■ Exercise requirements
Lift out all lines below that contain "this".
----- Given records
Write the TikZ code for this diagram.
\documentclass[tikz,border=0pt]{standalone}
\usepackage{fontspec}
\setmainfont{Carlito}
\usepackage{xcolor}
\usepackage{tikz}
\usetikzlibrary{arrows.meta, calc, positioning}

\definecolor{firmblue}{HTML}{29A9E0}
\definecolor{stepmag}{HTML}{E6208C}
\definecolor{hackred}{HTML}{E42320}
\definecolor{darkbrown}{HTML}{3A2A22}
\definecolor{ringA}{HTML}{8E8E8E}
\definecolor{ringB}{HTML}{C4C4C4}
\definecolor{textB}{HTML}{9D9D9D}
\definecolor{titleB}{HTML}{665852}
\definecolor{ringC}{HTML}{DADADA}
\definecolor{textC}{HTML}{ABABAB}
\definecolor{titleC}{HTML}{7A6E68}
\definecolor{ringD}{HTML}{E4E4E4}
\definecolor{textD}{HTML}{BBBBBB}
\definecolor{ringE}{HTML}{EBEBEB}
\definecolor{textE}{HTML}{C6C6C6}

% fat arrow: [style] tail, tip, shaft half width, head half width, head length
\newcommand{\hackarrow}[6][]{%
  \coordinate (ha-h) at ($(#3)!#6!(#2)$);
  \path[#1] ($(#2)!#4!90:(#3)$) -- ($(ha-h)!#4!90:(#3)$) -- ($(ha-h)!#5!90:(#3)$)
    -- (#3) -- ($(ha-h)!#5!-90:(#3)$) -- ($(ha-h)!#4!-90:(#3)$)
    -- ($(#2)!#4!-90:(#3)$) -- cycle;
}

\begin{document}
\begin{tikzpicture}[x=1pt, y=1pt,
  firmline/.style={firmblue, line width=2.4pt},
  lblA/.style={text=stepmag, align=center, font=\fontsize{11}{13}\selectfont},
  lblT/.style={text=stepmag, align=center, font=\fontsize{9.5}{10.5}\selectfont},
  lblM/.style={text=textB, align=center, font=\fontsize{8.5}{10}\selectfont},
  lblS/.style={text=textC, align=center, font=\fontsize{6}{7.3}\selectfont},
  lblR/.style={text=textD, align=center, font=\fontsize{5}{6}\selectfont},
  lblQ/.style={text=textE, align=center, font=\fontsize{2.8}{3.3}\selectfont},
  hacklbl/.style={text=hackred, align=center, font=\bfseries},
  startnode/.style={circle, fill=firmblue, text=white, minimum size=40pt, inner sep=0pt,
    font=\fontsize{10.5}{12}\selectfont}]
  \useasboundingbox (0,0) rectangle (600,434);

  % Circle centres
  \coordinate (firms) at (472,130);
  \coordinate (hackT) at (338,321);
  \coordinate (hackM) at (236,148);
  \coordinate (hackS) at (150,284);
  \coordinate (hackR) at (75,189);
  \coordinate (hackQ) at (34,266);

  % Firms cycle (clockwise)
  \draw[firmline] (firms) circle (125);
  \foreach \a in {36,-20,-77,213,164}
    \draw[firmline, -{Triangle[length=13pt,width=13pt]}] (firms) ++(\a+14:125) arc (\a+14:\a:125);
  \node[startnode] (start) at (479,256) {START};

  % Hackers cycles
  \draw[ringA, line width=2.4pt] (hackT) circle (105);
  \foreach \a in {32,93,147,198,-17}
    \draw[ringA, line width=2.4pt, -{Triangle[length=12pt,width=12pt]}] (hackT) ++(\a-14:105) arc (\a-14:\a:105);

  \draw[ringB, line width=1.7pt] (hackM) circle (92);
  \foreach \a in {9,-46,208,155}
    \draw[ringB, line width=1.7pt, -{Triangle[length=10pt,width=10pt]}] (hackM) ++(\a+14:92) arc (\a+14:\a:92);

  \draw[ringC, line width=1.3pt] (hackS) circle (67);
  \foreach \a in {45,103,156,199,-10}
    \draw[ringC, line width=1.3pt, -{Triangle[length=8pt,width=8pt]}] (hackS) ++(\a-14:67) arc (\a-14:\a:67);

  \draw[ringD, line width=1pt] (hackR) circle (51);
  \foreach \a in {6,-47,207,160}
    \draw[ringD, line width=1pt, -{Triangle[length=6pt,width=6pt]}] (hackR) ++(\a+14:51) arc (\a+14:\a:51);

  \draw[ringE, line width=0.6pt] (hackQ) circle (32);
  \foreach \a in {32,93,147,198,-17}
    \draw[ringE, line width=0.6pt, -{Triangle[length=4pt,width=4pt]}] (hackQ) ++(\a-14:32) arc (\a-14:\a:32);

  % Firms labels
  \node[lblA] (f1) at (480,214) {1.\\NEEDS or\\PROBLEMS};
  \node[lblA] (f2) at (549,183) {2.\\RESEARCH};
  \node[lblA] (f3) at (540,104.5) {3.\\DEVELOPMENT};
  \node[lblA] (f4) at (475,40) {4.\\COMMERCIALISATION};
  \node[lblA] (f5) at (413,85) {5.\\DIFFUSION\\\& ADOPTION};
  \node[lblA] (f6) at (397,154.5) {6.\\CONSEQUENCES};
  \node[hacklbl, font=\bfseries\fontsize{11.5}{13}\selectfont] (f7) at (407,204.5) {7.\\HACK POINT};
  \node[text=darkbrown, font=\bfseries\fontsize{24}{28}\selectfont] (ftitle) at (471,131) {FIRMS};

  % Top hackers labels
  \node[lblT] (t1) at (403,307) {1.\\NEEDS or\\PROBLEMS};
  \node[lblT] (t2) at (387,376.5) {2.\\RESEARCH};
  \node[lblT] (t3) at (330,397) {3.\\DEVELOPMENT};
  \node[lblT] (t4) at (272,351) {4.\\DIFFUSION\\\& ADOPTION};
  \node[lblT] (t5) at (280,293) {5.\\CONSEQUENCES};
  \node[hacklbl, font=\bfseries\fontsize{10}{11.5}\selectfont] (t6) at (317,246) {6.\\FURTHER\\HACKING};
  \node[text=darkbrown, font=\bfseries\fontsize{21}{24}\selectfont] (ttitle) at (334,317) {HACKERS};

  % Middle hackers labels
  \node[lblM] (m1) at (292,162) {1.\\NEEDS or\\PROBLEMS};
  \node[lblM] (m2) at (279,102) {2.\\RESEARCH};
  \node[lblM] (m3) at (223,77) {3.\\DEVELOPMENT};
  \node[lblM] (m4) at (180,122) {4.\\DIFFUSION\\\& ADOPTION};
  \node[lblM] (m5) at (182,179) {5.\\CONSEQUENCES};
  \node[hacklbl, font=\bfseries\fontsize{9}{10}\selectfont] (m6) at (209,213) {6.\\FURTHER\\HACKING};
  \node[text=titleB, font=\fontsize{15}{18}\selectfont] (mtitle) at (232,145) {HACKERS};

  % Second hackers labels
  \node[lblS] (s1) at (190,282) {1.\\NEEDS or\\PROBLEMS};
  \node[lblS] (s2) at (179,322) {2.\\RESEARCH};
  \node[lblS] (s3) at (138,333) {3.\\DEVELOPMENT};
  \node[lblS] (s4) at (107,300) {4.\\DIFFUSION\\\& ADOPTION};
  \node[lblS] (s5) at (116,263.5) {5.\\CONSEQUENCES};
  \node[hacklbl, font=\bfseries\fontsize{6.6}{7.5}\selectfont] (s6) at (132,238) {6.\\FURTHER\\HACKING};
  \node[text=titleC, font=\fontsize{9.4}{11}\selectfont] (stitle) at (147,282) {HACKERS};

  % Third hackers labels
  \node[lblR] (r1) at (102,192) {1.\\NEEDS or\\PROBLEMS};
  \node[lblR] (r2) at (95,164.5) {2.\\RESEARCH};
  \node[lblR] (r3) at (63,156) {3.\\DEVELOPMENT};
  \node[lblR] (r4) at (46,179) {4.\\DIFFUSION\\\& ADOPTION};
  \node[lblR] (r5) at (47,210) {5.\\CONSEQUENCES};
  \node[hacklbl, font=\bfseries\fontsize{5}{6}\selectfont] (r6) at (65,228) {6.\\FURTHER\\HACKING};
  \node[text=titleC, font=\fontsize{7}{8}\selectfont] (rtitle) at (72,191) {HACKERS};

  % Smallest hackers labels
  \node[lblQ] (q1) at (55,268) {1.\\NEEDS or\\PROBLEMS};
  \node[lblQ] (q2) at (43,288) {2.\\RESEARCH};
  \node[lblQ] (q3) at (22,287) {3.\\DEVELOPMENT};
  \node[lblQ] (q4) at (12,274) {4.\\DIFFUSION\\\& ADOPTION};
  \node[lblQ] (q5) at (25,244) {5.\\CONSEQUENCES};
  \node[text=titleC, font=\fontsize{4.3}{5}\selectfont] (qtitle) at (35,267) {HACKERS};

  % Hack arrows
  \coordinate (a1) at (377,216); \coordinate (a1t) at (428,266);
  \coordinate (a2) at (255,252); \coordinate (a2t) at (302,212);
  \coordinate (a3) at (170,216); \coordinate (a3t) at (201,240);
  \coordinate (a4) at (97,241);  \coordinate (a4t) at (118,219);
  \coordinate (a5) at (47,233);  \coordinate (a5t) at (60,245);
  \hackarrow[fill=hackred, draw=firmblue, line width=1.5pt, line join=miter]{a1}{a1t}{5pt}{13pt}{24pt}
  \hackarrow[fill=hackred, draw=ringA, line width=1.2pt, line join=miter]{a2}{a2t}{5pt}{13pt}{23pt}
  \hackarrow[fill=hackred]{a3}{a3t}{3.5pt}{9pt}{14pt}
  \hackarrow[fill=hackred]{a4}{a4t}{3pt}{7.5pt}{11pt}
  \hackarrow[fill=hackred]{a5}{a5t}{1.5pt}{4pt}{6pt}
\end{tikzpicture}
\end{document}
----------
----- Given records
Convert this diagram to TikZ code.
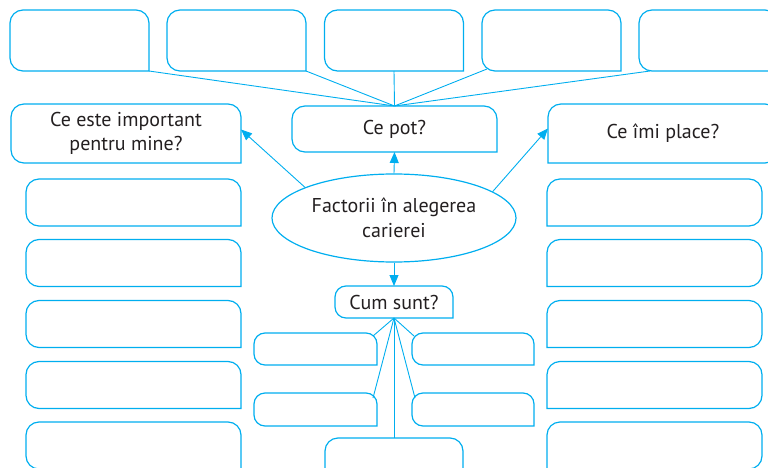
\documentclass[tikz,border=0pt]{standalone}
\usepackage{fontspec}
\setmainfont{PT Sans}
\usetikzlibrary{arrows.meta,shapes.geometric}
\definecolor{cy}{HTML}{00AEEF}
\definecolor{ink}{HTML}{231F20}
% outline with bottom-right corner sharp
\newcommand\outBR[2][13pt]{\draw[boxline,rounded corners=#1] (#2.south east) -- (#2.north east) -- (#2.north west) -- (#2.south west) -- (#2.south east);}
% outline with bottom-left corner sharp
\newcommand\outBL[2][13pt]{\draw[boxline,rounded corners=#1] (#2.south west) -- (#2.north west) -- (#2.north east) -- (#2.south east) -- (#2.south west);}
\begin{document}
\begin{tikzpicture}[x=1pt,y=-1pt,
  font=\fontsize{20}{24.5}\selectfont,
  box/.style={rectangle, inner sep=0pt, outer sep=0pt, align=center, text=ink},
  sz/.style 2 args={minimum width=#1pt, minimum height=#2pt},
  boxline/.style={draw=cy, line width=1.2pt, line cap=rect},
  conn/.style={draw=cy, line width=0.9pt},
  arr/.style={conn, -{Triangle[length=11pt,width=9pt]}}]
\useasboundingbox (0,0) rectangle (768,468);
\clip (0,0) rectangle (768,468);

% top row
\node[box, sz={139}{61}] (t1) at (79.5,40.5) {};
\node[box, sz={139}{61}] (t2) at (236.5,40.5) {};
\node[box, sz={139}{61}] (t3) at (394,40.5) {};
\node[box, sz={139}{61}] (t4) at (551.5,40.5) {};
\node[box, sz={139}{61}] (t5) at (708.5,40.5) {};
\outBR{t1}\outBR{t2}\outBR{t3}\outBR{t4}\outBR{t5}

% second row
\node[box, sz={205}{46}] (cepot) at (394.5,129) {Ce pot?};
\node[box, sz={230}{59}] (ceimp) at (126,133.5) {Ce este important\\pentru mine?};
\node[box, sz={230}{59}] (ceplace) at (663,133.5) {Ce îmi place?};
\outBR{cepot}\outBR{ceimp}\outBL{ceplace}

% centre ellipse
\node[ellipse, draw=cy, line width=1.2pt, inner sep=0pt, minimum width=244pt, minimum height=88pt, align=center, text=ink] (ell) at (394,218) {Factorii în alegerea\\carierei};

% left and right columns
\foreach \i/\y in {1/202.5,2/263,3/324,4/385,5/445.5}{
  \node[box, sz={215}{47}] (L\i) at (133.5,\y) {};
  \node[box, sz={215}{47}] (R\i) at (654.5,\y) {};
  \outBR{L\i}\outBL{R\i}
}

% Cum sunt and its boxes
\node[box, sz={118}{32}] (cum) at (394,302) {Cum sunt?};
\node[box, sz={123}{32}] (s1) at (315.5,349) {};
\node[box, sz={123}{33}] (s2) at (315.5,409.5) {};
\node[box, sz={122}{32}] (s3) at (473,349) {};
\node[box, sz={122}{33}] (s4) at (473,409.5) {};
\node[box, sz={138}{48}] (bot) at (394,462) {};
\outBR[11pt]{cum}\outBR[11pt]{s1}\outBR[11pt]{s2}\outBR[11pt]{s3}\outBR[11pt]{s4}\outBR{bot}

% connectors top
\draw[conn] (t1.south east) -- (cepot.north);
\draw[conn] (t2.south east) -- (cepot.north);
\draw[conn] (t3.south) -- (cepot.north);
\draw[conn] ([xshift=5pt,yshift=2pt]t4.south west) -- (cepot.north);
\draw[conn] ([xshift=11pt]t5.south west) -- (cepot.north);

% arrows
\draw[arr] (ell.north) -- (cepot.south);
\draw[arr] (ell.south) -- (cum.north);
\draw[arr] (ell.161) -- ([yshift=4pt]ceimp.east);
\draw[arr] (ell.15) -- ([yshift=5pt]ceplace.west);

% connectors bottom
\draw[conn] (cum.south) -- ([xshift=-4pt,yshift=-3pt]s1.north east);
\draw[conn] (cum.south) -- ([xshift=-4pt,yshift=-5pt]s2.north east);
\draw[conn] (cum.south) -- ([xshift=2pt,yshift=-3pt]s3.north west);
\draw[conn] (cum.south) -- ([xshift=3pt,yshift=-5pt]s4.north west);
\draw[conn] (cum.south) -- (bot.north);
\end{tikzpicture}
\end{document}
----------
■ Exercise response
Write the TikZ code for this diagram.
Convert this diagram to TikZ code.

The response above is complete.